– Par Clémence Labasse –
Après la fusillade qui avait, selon plus d’un média, « enlevé son innocence au Canada » le 22 octobre dernier, on a vu fleurir partout au Canada des paroles et actes de tolérance sincères. Plutôt que de tomber dans la facilité de l’islamophobie comme nos homologues du Sud tendraient à le faire, les Canadiens se sont montrés à la hauteur des valeurs qu’ils prônent. Parce que s’il est une chose qui unit les Canadiens d’un océan à l’autre c’est, à mon sens, la combinaison du respect et de la tolérance.
Habitante immigrée il y a quelques années à Ottawa, j’ai été plus fière que jamais de vivre dans ce pays dans les jours qui ont suivi le drame. Une vidéo a notamment fait un mini-buzz sur Youtube et illustre bien mon propos : « Canadians react to Ottawa Shooting » (Des Canadiens réagissent à la fusillade d’Ottawa).
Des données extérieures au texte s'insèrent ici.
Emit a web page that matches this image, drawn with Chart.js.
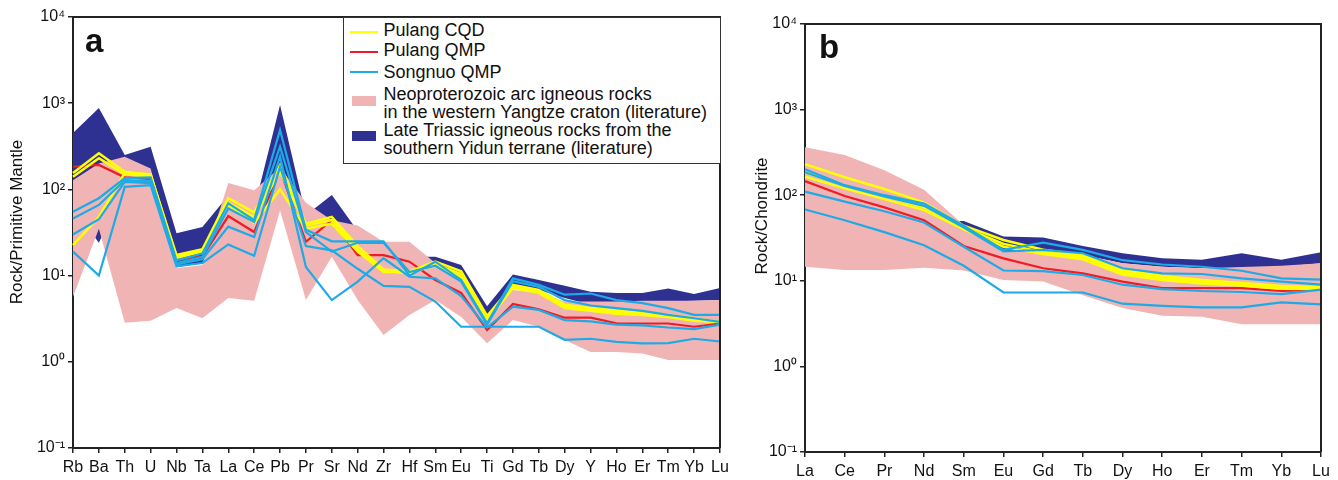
<!DOCTYPE html>
<html lang="en">
<head>
<meta charset="UTF-8" />
<title>Spider diagrams</title>
<script src="https://cdn.jsdelivr.net/npm/chart.js"></script>
<style>
  * { box-sizing: border-box; }
  body {
    margin: 0;
    background: #fff;
    color: #111;
    font-family: 'Liberation Sans', Arial, sans-serif;
  }
  .wrap { position: relative; width: 1338px; height: 480px; overflow: hidden; }
  canvas { position: absolute; top: 0; }
  #chartA { left: 0; }
  #chartB { left: 740px; }

  .tag { position: absolute; font-weight: bold; font-size: 33px; line-height: 33px; }

  /* rotated y-axis titles */
  .ytitle {
    position: absolute; width: 260px; height: 20px;
    font-size: 17px; line-height: 20px; text-align: center; white-space: nowrap;
    transform: rotate(-90deg); transform-origin: 50% 50%;
  }

  /* legend box of panel a */
  .legend {
    position: absolute; left: 343px; top: 17px;
    width: 378px; height: 147px;
    border: 1.5px solid #333; background: #fff;
  }
  .legend .ln { position: absolute; left: 5.5px; width: 28px; height: 2px; }
  .legend .sw { position: absolute; left: 7.8px; width: 24.5px; height: 10px; }
  .legend .tx {
    position: absolute; left: 39.5px;
    font-size: 18px; line-height: 18.3px; white-space: nowrap;
  }
</style>
</head>
<body>
<div class="wrap">
  <canvas id="chartA" width="740" height="480"></canvas>
  <canvas id="chartB" width="598" height="480"></canvas>

  <div class="tag" style="left:85px; top:24px;">a</div>
  <div class="tag" style="left:819px; top:30px;">b</div>

  <div class="ytitle" style="left:-113px; top:212px;">Rock/Primitive Mantle</div>
  <div class="ytitle" style="left:632px; top:206px;">Rock/Chondrite</div>

  <div class="legend">
    <div class="ln" style="top:12.8px; background:#ffff00;"></div>
    <div class="tx" style="top:2.8px;">Pulang CQD</div>
    <div class="ln" style="top:33.2px; background:#ee1c24;"></div>
    <div class="tx" style="top:23.4px;">Pulang QMP</div>
    <div class="ln" style="top:52.8px; background:#1eaae6;"></div>
    <div class="tx" style="top:44.6px;">Songnuo QMP</div>
    <div class="sw" style="top:77.5px; background:#f1b4b4;"></div>
    <div class="tx" style="top:66.8px;">Neoproterozoic arc igneous rocks<br>in the western Yangtze craton (literature)</div>
    <div class="sw" style="top:112.5px; background:#2e3192;"></div>
    <div class="tx" style="top:102.8px;">Late Triassic igneous rocks from the<br>southern Yidun terrane (literature)</div>
  </div>
</div>

<script>
  // ---- panel a: primitive-mantle normalised ----
  const pmElements = ['Rb','Ba','Th','U','Nb','Ta','La','Ce','Pb','Pr','Sr','Nd','Zr','Hf','Sm','Eu','Ti','Gd','Tb','Dy','Y','Ho','Er','Tm','Yb','Lu'];

  const pmNavyHigh = [451, 880, 250, 313, 31, 36.6, 85, 60, 953, 50, 86, 33, 21.6, 16.6, 16.5, 13.3, 4.4, 10.3, 8.9, 7.6, 6.5, 6.3, 6.3, 7.1, 6.1, 7.2];
  const pmNavyLow  = [60, 24, 100, 100, 12.5, 14, 60, 40, 150, 30, 40, 25, 18, 14, 13, 9, 3.0, 7.5, 6.8, 5.5, 4.6, 4.8, 4.9, 5.0, 5.1, 5.2];
  const pmPinkHigh = [128, 200, 239, 175, 12.2, 13.3, 119, 98, 180, 70, 44, 38, 24.7, 24.7, 14, 10, 3.5, 6.8, 6.3, 5.0, 5.0, 5.0, 5.1, 5.1, 5.1, 5.2];
  const pmPinkLow  = [5.7, 35, 2.84, 3.0, 4.2, 3.2, 5.5, 5.1, 57, 5.2, 16.6, 5.2, 2.05, 3.5, 5.2, 3.3, 1.64, 3.05, 2.55, 1.79, 1.3, 1.3, 1.25, 1.05, 1.05, 1.05];

  const pmCqd = [
    [155, 262, 160, 147, 17.3, 20.2, 79, 54, 192, 40, 48, 22, 11.8, 11.2, 14.5, 11.2, 3.4, 7.8, 6.8, 4.6, 4.2, 3.9, 3.7, 3.5, 3.2, 2.9],
    [22.6, 48, 155, 150, 16, 19, 66, 41, 100, 35, 40, 19, 11, 11, 13, 9.7, 3.0, 7.2, 6.3, 4.2, 3.9, 3.6, 3.5, 3.3, 3.0, 2.9],
    [140, 230, 150, 140, 16.5, 19.5, 70, 48, 160, 38, 44, 20, 11.5, 10.5, 13.5, 10.4, 3.2, 7.5, 6.5, 4.4, 4.0, 3.75, 3.6, 3.4, 3.1, 2.9]
  ];
  const pmPulangQmp = [183, 192, 138, 132, 15.2, 16.6, 49, 32, 168, 24.7, 44, 17.3, 17.3, 14.5, 8.9, 6.3, 2.34, 4.7, 4.06, 3.25, 3.25, 2.8, 2.78, 2.78, 2.55, 2.78];
  const pmSongnuo = [
    [55, 79, 135, 138, 15, 18, 69, 44, 489, 34, 25, 25, 25, 10, 14.5, 8.9, 2.8, 9.3, 7.8, 6.0, 6.2, 5.2, 4.8, 4.2, 3.5, 3.5],
    [46, 66, 128, 124, 14, 16.5, 60, 42, 313, 32, 19, 24, 24, 11, 13, 8.5, 2.7, 8.6, 7.4, 5.2, 4.5, 4.2, 3.9, 3.5, 3.2, 2.9],
    [30, 45, 122, 118, 13.5, 15.5, 37, 28, 240, 12.6, 5.2, 8.5, 15.9, 9.7, 9.3, 5.8, 2.5, 4.35, 4.0, 3.05, 2.95, 2.7, 2.65, 2.5, 2.4, 2.7],
    [19, 10, 107, 112, 12.8, 14, 23, 17, 183, 22, 19.6, 12, 7.6, 7.4, 5.0, 2.55, 2.55, 2.55, 2.55, 1.8, 1.85, 1.7, 1.64, 1.65, 1.85, 1.72]
  ];

  // ---- panel b: chondrite normalised REE ----
  const reeElements = ['La','Ce','Pr','Nd','Sm','Eu','Gd','Tb','Dy','Ho','Er','Tm','Yb','Lu'];

  const reeNavyHigh = [100, 80, 60, 50, 50, 33, 32, 25.5, 21, 18.3, 17.6, 21, 17.6, 21.5];
  const reeNavyLow  = [100, 80, 60, 50, 40, 20, 22, 20, 16, 14.6, 14, 14, 14.6, 16];
  const reePinkHigh = [363, 295, 195, 116, 45, 22, 22, 20, 16, 14.6, 14, 14.5, 15, 16];
  const reePinkLow  = [14.6, 13.4, 13.4, 14.2, 13.2, 10.2, 9.8, 6.8, 4.8, 3.9, 3.8, 3.1, 3.1, 3.1];

  const reeCqd = [
    [231, 162, 118, 82, 44, 30, 23, 20, 13.4, 11.4, 10.2, 9.4, 8.7, 8.4],
    [165, 120, 90, 67, 40, 25, 20.5, 17.8, 11.8, 10.2, 9.3, 8.8, 8.1, 8.0],
    [185, 130, 98, 72, 42, 27, 21.5, 19, 12.5, 10.8, 9.8, 9.1, 8.4, 8.2]
  ];
  const reePulangQmp = [146, 98, 72, 51, 25.5, 18.3, 14, 12.2, 9.8, 8.2, 8.2, 8.2, 7.6, 7.9];
  const reeSongnuo = [
    [201, 131, 100, 80, 44, 23, 27.9, 23, 17.4, 15.5, 14.6, 13.1, 10.7, 10.3],
    [185, 128, 97, 75, 42, 22, 23, 21, 14, 12.2, 12, 10.7, 9.8, 9.0],
    [110, 84, 65, 48, 25, 13.2, 13, 11.7, 9.0, 8.0, 7.6, 7.4, 7.0, 7.9],
    [68, 51, 37, 26, 15, 7.3, 7.3, 7.3, 5.4, 5.1, 4.9, 4.9, 5.6, 5.3]
  ];

  const yTicks = [0.1, 1, 10, 100, 1000, 10000];
  const sup = { '-1': '⁻¹', '0': '⁰', '1': '¹', '2': '²', '3': '³', '4': '⁴' };

  const COL = {
    cqd: '#ffff00', qmp: '#ee1c24', song: '#1eaae6',
    navy: '#2e3192', pink: '#f1b4b4', axis: '#222'
  };

  // top + right side of the plot frame
  const framePlugin = {
    id: 'frame',
    afterDraw(chart) {
      const { ctx, chartArea: a } = chart;
      ctx.save();
      ctx.strokeStyle = COL.axis;
      ctx.lineWidth = 2;
      ctx.beginPath();
      ctx.moveTo(a.left, a.top);
      ctx.lineTo(a.right, a.top);
      ctx.lineTo(a.right, a.bottom);
      ctx.stroke();
      ctx.restore();
    }
  };

  function band(high, low, color, order) {
    const none = 'rgba(0,0,0,0)';
    return [
      { data: high, fill: '+1', backgroundColor: color, borderColor: none, borderWidth: 0, order },
      { data: low, fill: false, borderColor: none, borderWidth: 0, order }
    ];
  }

  function line(data, color, order, width) {
    return { data, borderColor: color, borderWidth: width || 2.2, fill: false, order };
  }

  function buildDatasets(navyHi, navyLo, pinkHi, pinkLo, cqd, qmp, song) {
    return [
      ...band(navyHi, navyLo, COL.navy, 5),
      ...band(pinkHi, pinkLo, COL.pink, 4),
      line(qmp, COL.qmp, 3),
      ...cqd.map(d => line(d, COL.cqd, 2, 2.5)),
      ...song.map(d => line(d, COL.song, 1))
    ];
  }

  function makeOptions(pad, yWidth, xHeight) {
    return {
      responsive: false,
      animation: false,
      devicePixelRatio: 1,
      layout: { padding: pad },
      plugins: { legend: { display: false }, tooltip: { enabled: false } },
      elements: { point: { radius: 0 }, line: { tension: 0 } },
      scales: {
        x: {
          type: 'category',
          offset: false,
          border: { display: true, color: COL.axis, width: 2 },
          grid: { display: true, drawOnChartArea: false, drawTicks: true, tickLength: 5, color: COL.axis, lineWidth: 1.5 },
          ticks: {
            autoSkip: false, maxRotation: 0, minRotation: 0, padding: 5,
            color: '#111', font: { family: "'Liberation Sans', Arial, sans-serif", size: 16 }
          },
          afterFit: s => { s.height = xHeight; }
        },
        y: {
          type: 'logarithmic',
          min: 0.1, max: 10000,
          border: { display: true, color: COL.axis, width: 2 },
          grid: { display: true, drawOnChartArea: false, drawTicks: true, tickLength: 5, color: COL.axis, lineWidth: 1.5 },
          afterBuildTicks: s => { s.ticks = yTicks.map(v => ({ value: v })); },
          ticks: {
            padding: 3,
            color: '#111', font: { family: "'Liberation Sans', Arial, sans-serif", size: 16 },
            callback: v => '10' + sup[String(Math.round(Math.log10(v)))]
          },
          afterFit: s => { s.width = yWidth; }
        }
      }
    };
  }

  new Chart(document.getElementById('chartA'), {
    type: 'line',
    data: {
      labels: pmElements,
      datasets: buildDatasets(pmNavyHigh, pmNavyLow, pmPinkHigh, pmPinkLow, pmCqd, pmPulangQmp, pmSongnuo)
    },
    options: makeOptions({ top: 17, right: 20, left: 0, bottom: 0 }, 73, 32),
    plugins: [framePlugin]
  });

  new Chart(document.getElementById('chartB'), {
    type: 'line',
    data: {
      labels: reeElements,
      datasets: buildDatasets(reeNavyHigh, reeNavyLow, reePinkHigh, reePinkLow, reeCqd, reePulangQmp, reeSongnuo)
    },
    options: makeOptions({ top: 24, right: 17, left: 0, bottom: 0 }, 65, 28),
    plugins: [framePlugin]
  });
</script>
</body>
</html>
Dans cette « expérience sociale » (terme galvaudé et surutilisé qui ne veut plus dire grand-chose), Omar Albach a tenté à Hamilton de susciter des réactions, en mettant en scène dans la rue deux acteurs : un agresseur, homme caucasien « raciste », et un agressé, homme barbu vêtu en « habit traditionnel musulman ». Ce à quoi il ne s’attendait, apparemment, pas est l’intolérance pour le racisme et la xénophobie des passants aux alentours. Tous ont défendu l’homme qui se faisait verbalement agressé, allant jusqu’à dire qu’ils le connaissaient et même jusqu’à frapper l’agresseur.
Mais, malheureusement, tout ceci n’est qu’une belle illusion.
Question : le gouvernement du Canada, comme tout bon gouvernement démocratique, est-il représentatif de sa population? Lorsqu’on se penche d’un peu plus près sur les actes du gouvernement Harper depuis le début de l’année, on voit que la façade de la tolérance s’effondre pour laisser place à la réclusion.
Les frontières du Canada se referment, et ce par tous les prétextes possibles.
Ce pays, né de l’immigration, tente de plus en plus d’établir une distinction entre les vrais Canadiens et les étrangers, le reste, « eux ». Barbara Jackson, avocate spécialisée dans ces thématiques, a dit quelque chose qui m’a frappée la semaine dernière alors que je couvrais la conférence « Qui est Canadien ». Selon elle, « il est très possible que le gouvernement ne soit entré en guerre contre l’État islamique, que pour pouvoir révoquer des citoyennetés plus facilement ».
Quoi, vous allez me dire, ça n’a aucun sens. Mais en vérité, grâce à la loi C-24, passée discrètement en juin dernier, le ministre de l’immigration a maintenant le pouvoir, et sans appel en cours possible, de retirer la citoyenneté à un individu qui serait reconnu comme étant « en guerre contre le Canada ». Sur la base de simples allégations.
Récemment, le gouvernement a décrété qu’il n’accorderait plus de visas aux demandeurs venant de certains pays africains touchés par Ebola. Mesure sanitaire? Que nenni. Une excuse? Oui.